The proposed methods have their drawbacks. We do not consider the Space of Plans computation as part of the algorithms but as an offline pre-computation step. However, the algorithms need the subset of the Space of Plans as an input, we acknowledge the fact that obtaining such Space of Plans is not computationally cheap. We want to emphasize that we use a subset of it due to the intractability of obtaining the whole space, and the more suggestible predicates the more costly this becomes, which is a limiting factor. This could be partially overcome by starting with a smaller subset of the space and integrating new plans as they are computed during the system’s execution. This would imply that the suggestions might not be the best ones with an incomplete Space of Plans but could be improved over time.

Another limitation is the need for a preference-based reward function. We consider this as an input to the system and created by experts, but the quality of the suggestions will depend on how good is the reward function in terms of consistency between the effect of the preferences and the related actions. If the reward function is not appropriate, the suggestions will still maximize the reward of the system but may not be consistent with what users might expect. Some approaches that adapt the cost or reward function from user interaction to improve the use of preferences (Canal et al. 2019a) could reduce the impact of a poorly defined reward function, but more work can be done in this direction.

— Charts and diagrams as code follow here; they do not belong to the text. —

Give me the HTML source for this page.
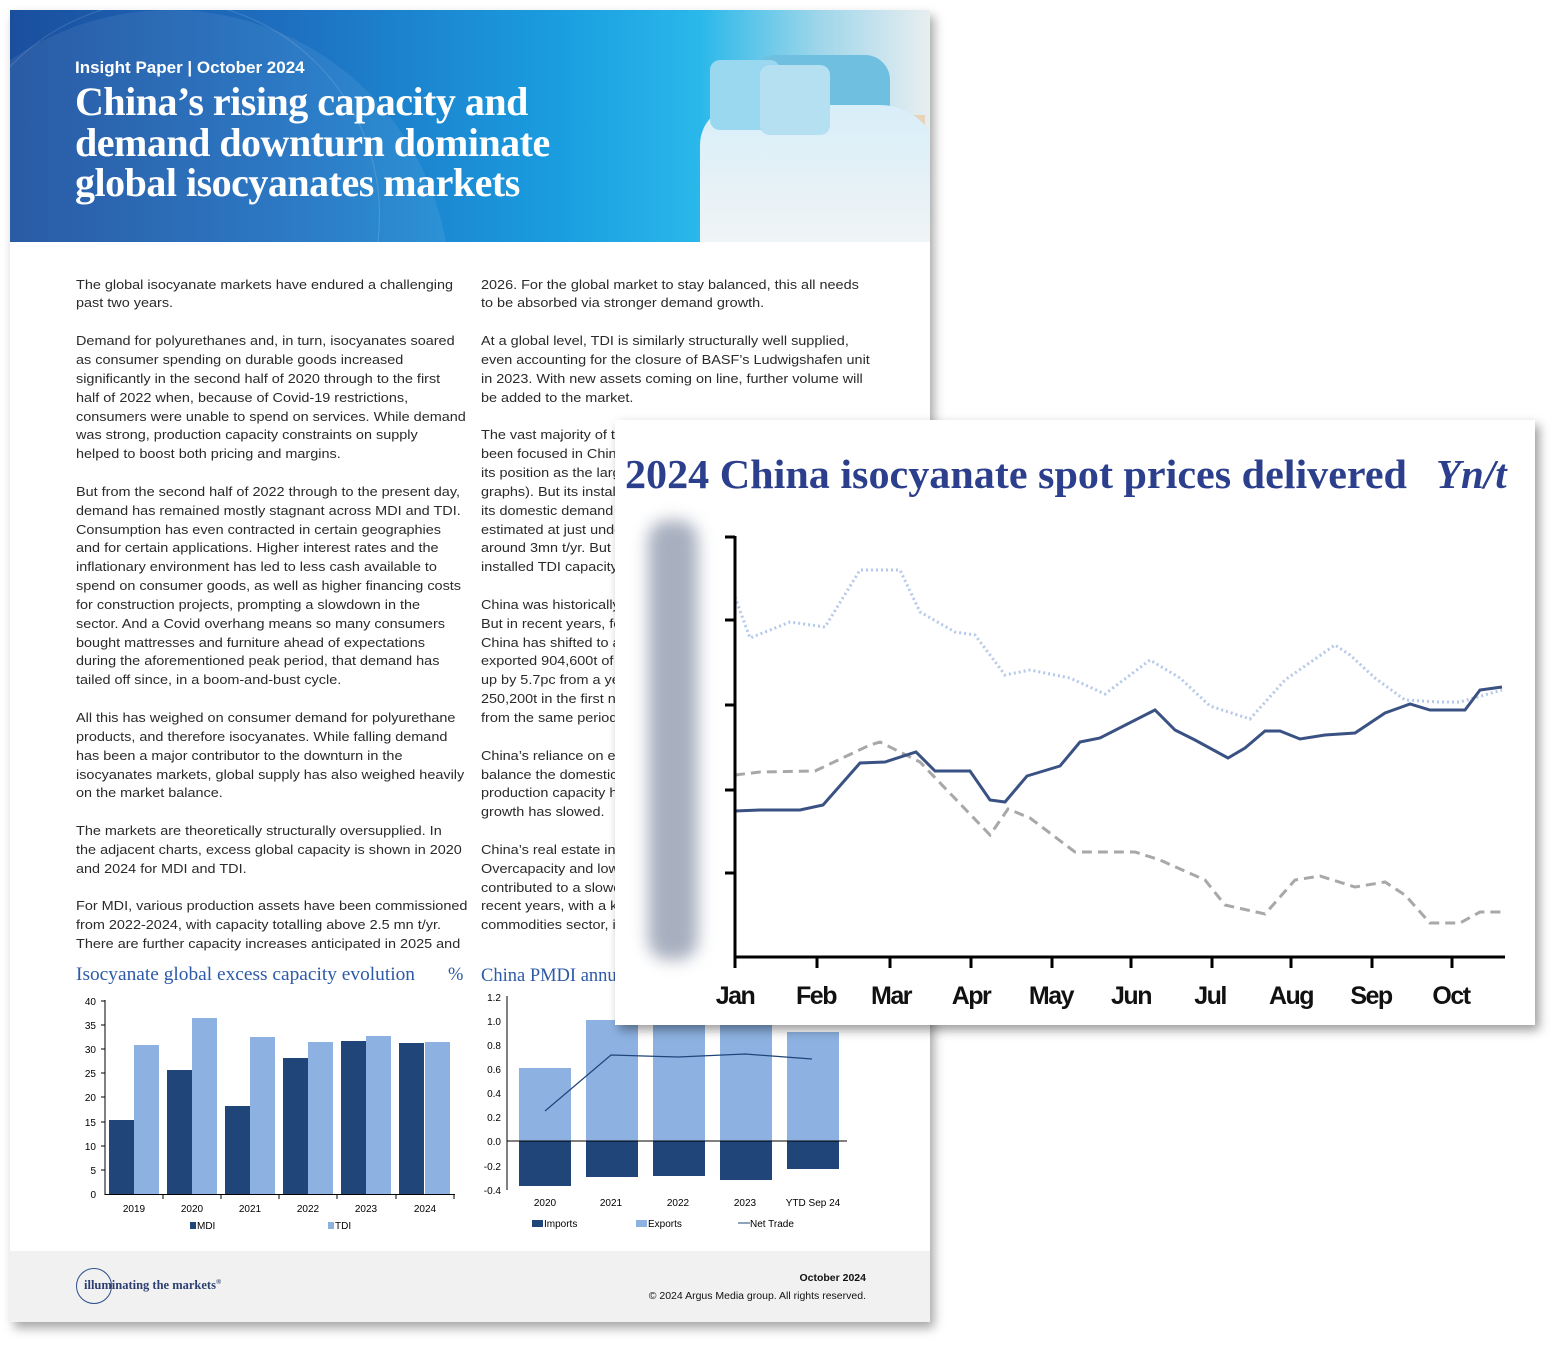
<!DOCTYPE html>
<html><head><meta charset="utf-8">
<style>
*{margin:0;padding:0;box-sizing:border-box}
body{width:1565px;height:1351px;background:#fff;position:relative;overflow:hidden;font-family:"Liberation Sans",sans-serif}
.doc{position:absolute;left:10px;top:10px;width:920px;height:1312px;background:#fff;box-shadow:4px 6px 10px rgba(0,0,0,.35)}
.hdr{position:absolute;left:10px;top:10px;width:920px;height:232px;overflow:hidden;background:linear-gradient(90deg,#1a4f9e 0%,#1e6fc0 30%,#1a9ee0 60%,#2ab8ea 75%,#9fd6ea 88%,#e8eef0 100%)}
.col{position:absolute;font-size:13px;line-height:18.85px;color:#2a2a2a;white-space:pre;transform:scaleX(1.11);transform-origin:0 0}
.card{position:absolute;left:615px;top:420px;width:920px;height:605px;background:#fff;box-shadow:4px 5px 10px rgba(0,0,0,.4)}
</style></head><body>
<div class="doc"></div>
<div class="hdr">
  <div style="position:absolute;left:-120px;top:0px;width:560px;height:560px;border-radius:50%;background:rgba(255,255,255,0.07)"></div>
  <div style="position:absolute;left:-60px;top:-10px;width:430px;height:430px;border-radius:50%;border:1px solid rgba(255,255,255,0.15)"></div>
  <div style="position:absolute;left:740px;top:45px;width:140px;height:90px;border-radius:25px 25px 0 0;background:#6fbfe0"></div>
  <div style="position:absolute;left:860px;top:105px;width:55px;height:35px;background:#e6d3b8"></div>
  <div style="position:absolute;left:690px;top:95px;width:240px;height:140px;border-radius:40px 60px 0 0;background:linear-gradient(180deg,#d8eef8,#f0f4f6)"></div>
  <div style="position:absolute;left:700px;top:50px;width:70px;height:70px;border-radius:10px;background:#9ad8f0"></div>
  <div style="position:absolute;left:750px;top:55px;width:70px;height:70px;border-radius:10px;background:#b4e0f2"></div>
  <div style="position:absolute;left:65px;top:48px;color:#fff;font-weight:bold;font-size:17px">Insight Paper | October 2024</div>
  <div style="position:absolute;left:65px;top:72px;color:#fff;font-family:'Liberation Serif',serif;font-weight:bold;font-size:40px;line-height:40.5px;letter-spacing:-0.5px">China’s rising capacity and<br>demand downturn dominate<br>global isocyanates markets</div>
</div>

<div class="col" style="left:76px;top:275.6px">The global isocyanate markets have endured a challenging
past two years.

Demand for polyurethanes and, in turn, isocyanates soared
as consumer spending on durable goods increased
significantly in the second half of 2020 through to the first
half of 2022 when, because of Covid-19 restrictions,
consumers were unable to spend on services. While demand
was strong, production capacity constraints on supply
helped to boost both pricing and margins.

But from the second half of 2022 through to the present day,
demand has remained mostly stagnant across MDI and TDI.
Consumption has even contracted in certain geographies
and for certain applications. Higher interest rates and the
inflationary environment has led to less cash available to
spend on consumer goods, as well as higher financing costs
for construction projects, prompting a slowdown in the
sector. And a Covid overhang means so many consumers
bought mattresses and furniture ahead of expectations
during the aforementioned peak period, that demand has
tailed off since, in a boom-and-bust cycle.

All this has weighed on consumer demand for polyurethane
products, and therefore isocyanates. While falling demand
has been a major contributor to the downturn in the
isocyanates markets, global supply has also weighed heavily
on the market balance.

The markets are theoretically structurally oversupplied. In
the adjacent charts, excess global capacity is shown in 2020
and 2024 for MDI and TDI.

For MDI, various production assets have been commissioned
from 2022-2024, with capacity totalling above 2.5 mn t/yr.
There are further capacity increases anticipated in 2025 and</div>

<div class="col" style="left:481px;top:275.6px">2026. For the global market to stay balanced, this all needs
to be absorbed via stronger demand growth.

At a global level, TDI is similarly structurally well supplied,
even accounting for the closure of BASF’s Ludwigshafen unit
in 2023. With new assets coming on line, further volume will
be added to the market.

The vast majority of the
been focused in China
its position as the largest
graphs). But its installed
its domestic demand
estimated at just under
around 3mn t/yr. But
installed TDI capacity

China was historically
But in recent years, for
China has shifted to a
exported 904,600t of
up by 5.7pc from a year
250,200t in the first nine
from the same period

China’s reliance on exports
balance the domestic
production capacity has
growth has slowed.

China’s real estate industry
Overcapacity and low
contributed to a slowdown
recent years, with a key
commodities sector, in</div>

<svg style="position:absolute;left:0;top:0" width="1565" height="1351">
  <g font-family="Liberation Serif,serif" fill="#2d5aa8" font-size="18.5">
    <text x="76" y="980" textLength="339" lengthAdjust="spacingAndGlyphs">Isocyanate global excess capacity evolution</text>
    <text x="448" y="980">%</text>
    <text x="481" y="981">China PMDI annual trade</text>
  </g>
  <g font-family="Liberation Sans,sans-serif" font-size="10" fill="#000" text-anchor="end">
    <text x="96" y="1005">40</text><text x="96" y="1029">35</text><text x="96" y="1053">30</text><text x="96" y="1077">25</text><text x="96" y="1101">20</text><text x="96" y="1126">15</text><text x="96" y="1150">10</text><text x="96" y="1174">5</text><text x="96" y="1198">0</text>
  </g>
  <g fill="#1f4579">
    <rect x="109" y="1120" width="25" height="74"/><rect x="167" y="1070" width="25" height="124"/><rect x="225" y="1106" width="25" height="88"/><rect x="283" y="1058" width="25" height="136"/><rect x="341" y="1041" width="25" height="153"/><rect x="399" y="1043" width="25" height="151"/>
  </g>
  <g fill="#8db2e2">
    <rect x="134" y="1045" width="25" height="149"/><rect x="192" y="1018" width="25" height="176"/><rect x="250" y="1037" width="25" height="157"/><rect x="308" y="1042" width="25" height="152"/><rect x="366" y="1036" width="25" height="158"/><rect x="425" y="1042" width="25" height="152"/>
  </g>
  <g stroke="#000" stroke-width="1">
    <line x1="105" y1="1000" x2="105" y2="1195"/><line x1="105" y1="1194.5" x2="455" y2="1194.5"/>
    <line x1="101" y1="1001" x2="105" y2="1001"/><line x1="101" y1="1025" x2="105" y2="1025"/><line x1="101" y1="1049" x2="105" y2="1049"/><line x1="101" y1="1073" x2="105" y2="1073"/><line x1="101" y1="1097" x2="105" y2="1097"/><line x1="101" y1="1122" x2="105" y2="1122"/><line x1="101" y1="1146" x2="105" y2="1146"/><line x1="101" y1="1170" x2="105" y2="1170"/>
    <line x1="163" y1="1194" x2="163" y2="1199"/><line x1="221" y1="1194" x2="221" y2="1199"/><line x1="279" y1="1194" x2="279" y2="1199"/><line x1="337" y1="1194" x2="337" y2="1199"/><line x1="396" y1="1194" x2="396" y2="1199"/><line x1="454" y1="1194" x2="454" y2="1199"/>
  </g>
  <g font-family="Liberation Sans,sans-serif" font-size="10" fill="#000" text-anchor="middle">
    <text x="134" y="1212">2019</text><text x="192" y="1212">2020</text><text x="250" y="1212">2021</text><text x="308" y="1212">2022</text><text x="366" y="1212">2023</text><text x="425" y="1212">2024</text>
  </g>
  <rect x="190" y="1222" width="6" height="7" fill="#1f4579"/><text x="197" y="1229" font-family="Liberation Sans,sans-serif" font-size="10">MDI</text>
  <rect x="328" y="1222" width="6" height="7" fill="#8db2e2"/><text x="335" y="1229" font-family="Liberation Sans,sans-serif" font-size="10">TDI</text>

  <g font-family="Liberation Sans,sans-serif" font-size="10" fill="#000" text-anchor="end">
    <text x="501" y="1001">1.2</text><text x="501" y="1025">1.0</text><text x="501" y="1049">0.8</text><text x="501" y="1073">0.6</text><text x="501" y="1097">0.4</text><text x="501" y="1121">0.2</text><text x="501" y="1145">0.0</text><text x="501" y="1170">-0.2</text><text x="501" y="1194">-0.4</text>
  </g>
  <g fill="#8db2e2">
    <rect x="519" y="1068" width="52" height="73"/><rect x="586" y="1020" width="52" height="121"/><rect x="653" y="1020" width="52" height="121"/><rect x="720" y="1020" width="52" height="121"/><rect x="787" y="1032" width="52" height="109"/>
  </g>
  <g fill="#1f4579">
    <rect x="519" y="1141" width="52" height="45"/><rect x="586" y="1141" width="52" height="36"/><rect x="653" y="1141" width="52" height="35"/><rect x="720" y="1141" width="52" height="39"/><rect x="787" y="1141" width="52" height="28"/>
  </g>
  <polyline points="545,1111 611,1055 678,1057 745,1054 812,1059" fill="none" stroke="#1f4579" stroke-width="1.2"/>
  <g stroke="#000" stroke-width="1">
    <line x1="507" y1="996" x2="507" y2="1190"/><line x1="507" y1="1141" x2="847" y2="1141"/>
  </g>
  <g font-family="Liberation Sans,sans-serif" font-size="10" fill="#000" text-anchor="middle">
    <text x="545" y="1206">2020</text><text x="611" y="1206">2021</text><text x="678" y="1206">2022</text><text x="745" y="1206">2023</text><text x="813" y="1206">YTD Sep 24</text>
  </g>
  <g font-family="Liberation Sans,sans-serif" font-size="10">
    <rect x="532" y="1220" width="11" height="7" fill="#1f4579"/><text x="544" y="1227">Imports</text>
    <rect x="636" y="1220" width="11" height="7" fill="#8db2e2"/><text x="648" y="1227">Exports</text>
    <line x1="738" y1="1223" x2="750" y2="1223" stroke="#1f4579"/><text x="750" y="1227">Net Trade</text>
  </g>
</svg>

<div style="position:absolute;left:10px;top:1251px;width:920px;height:71px;background:#f1f1f1"></div>
<div style="position:absolute;left:76px;top:1268px;width:36px;height:36px;border-radius:50%;border:1.5px solid #2d4f8c"></div>
<div style="position:absolute;left:84px;top:1278px;font-family:'Liberation Serif',serif;font-weight:bold;font-size:12.5px;color:#2d3f70">illuminating the markets<sup style="font-size:7px">®</sup></div>
<div style="position:absolute;left:560px;width:306px;top:1269px;text-align:right;font-size:10.5px;color:#111;line-height:18px"><b>October 2024</b><br>© 2024 Argus Media group. All rights reserved.</div>

<div class="card"></div>
<div style="position:absolute;left:648px;top:520px;width:50px;height:440px;border-radius:20px;background:#a8b0bf;filter:blur(8px)"></div>
<svg style="position:absolute;left:0;top:0" width="1565" height="1351">
  <text x="625" y="488" font-family="Liberation Serif,serif" font-weight="bold" font-size="41" fill="#2b3f8c" textLength="782" lengthAdjust="spacingAndGlyphs">2024 China isocyanate spot prices delivered</text>
  <text x="1436" y="488" font-family="Liberation Serif,serif" font-style="italic" font-weight="bold" font-size="41" fill="#2b3f8c">Yn/t</text>
  <polyline fill="none" stroke="#b4c8ea" stroke-width="3" stroke-dasharray="2,3" points="735,597 750,638 790,622 825,627 860,570 900,570 920,612 955,632 975,635 1005,675 1030,670 1070,678 1105,694 1150,660 1180,678 1210,706 1250,719 1285,680 1335,645 1350,655 1375,678 1405,700 1440,702 1460,702 1502,690"/>
  <polyline fill="none" stroke="#a8a8a8" stroke-width="3" stroke-dasharray="10,6" points="735,775 760,772 815,771 870,745 880,742 920,762 990,835 1008,809 1030,818 1075,852 1110,852 1135,852 1160,860 1205,880 1225,905 1265,914 1295,880 1320,876 1355,887 1385,882 1405,895 1430,923 1460,923 1480,912 1502,912"/>
  <polyline fill="none" stroke="#3a5283" stroke-width="3" points="735,811 760,810 800,810 823,805 860,763 885,762 916,752 935,771 970,771 990,800 1005,802 1027,776 1060,766 1080,742 1100,738 1155,710 1175,730 1195,740 1228,758 1245,748 1265,731 1280,731 1300,739 1325,735 1355,733 1385,713 1410,704 1430,710 1465,710 1480,690 1502,687"/>
  <g stroke="#000" stroke-width="3">
    <line x1="735" y1="536" x2="735" y2="968"/><line x1="734" y1="957" x2="1505" y2="957"/>
    <line x1="725" y1="537" x2="735" y2="537"/><line x1="725" y1="620" x2="735" y2="620"/><line x1="725" y1="705" x2="735" y2="705"/><line x1="725" y1="790" x2="735" y2="790"/><line x1="725" y1="873" x2="735" y2="873"/>
    <line x1="817" y1="957" x2="817" y2="968"/><line x1="890" y1="957" x2="890" y2="968"/><line x1="971" y1="957" x2="971" y2="968"/><line x1="1052" y1="957" x2="1052" y2="968"/><line x1="1131" y1="957" x2="1131" y2="968"/><line x1="1212" y1="957" x2="1212" y2="968"/><line x1="1291" y1="957" x2="1291" y2="968"/><line x1="1372" y1="957" x2="1372" y2="968"/><line x1="1452" y1="957" x2="1452" y2="968"/>
  </g>
  <g font-family="Liberation Sans,sans-serif" font-weight="bold" font-size="25" fill="#111" text-anchor="middle" letter-spacing="-1.5">
    <text x="735" y="1004">Jan</text><text x="816" y="1004">Feb</text><text x="891" y="1004">Mar</text><text x="971" y="1004">Apr</text><text x="1051" y="1004">May</text><text x="1131" y="1004">Jun</text><text x="1210" y="1004">Jul</text><text x="1291" y="1004">Aug</text><text x="1371" y="1004">Sep</text><text x="1451" y="1004">Oct</text>
  </g>
</svg>
</body></html>
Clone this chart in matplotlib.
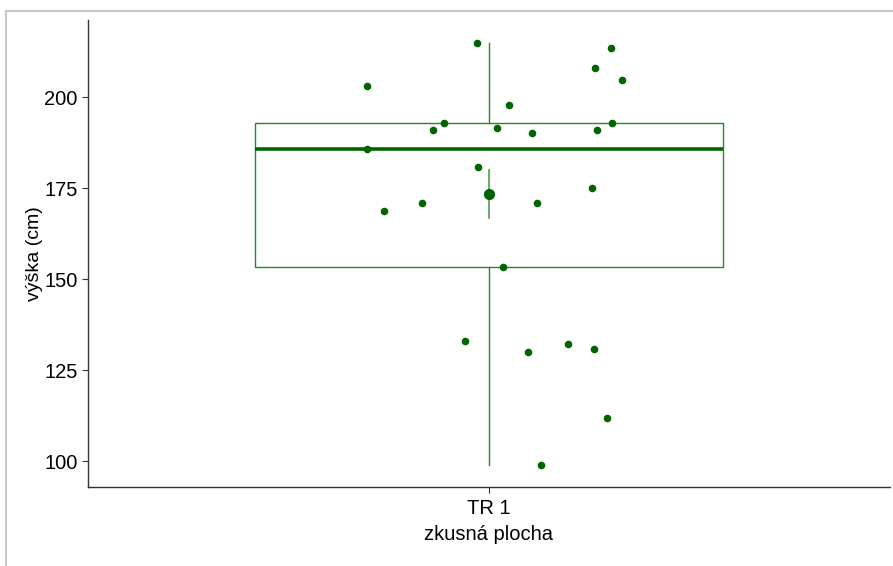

The methods proposed in this paper can be used in many other domains apart from those already shown here. We believe the algorithms can also be used to foster plan explainability. For instance, the suggestions provided by our algorithms could also be used to explain to a non-expert user why the planner took an action or another in terms of gained reward, as well as to help the user in selecting the best configuration based on their needs, explaining that assigning a specific value to a predicate can lead to better plans. Although some more work shall be done in this direction, we believe these algorithms can be useful for providing plan explanations, as well as powerful algorithms to analyze the Space of Plans.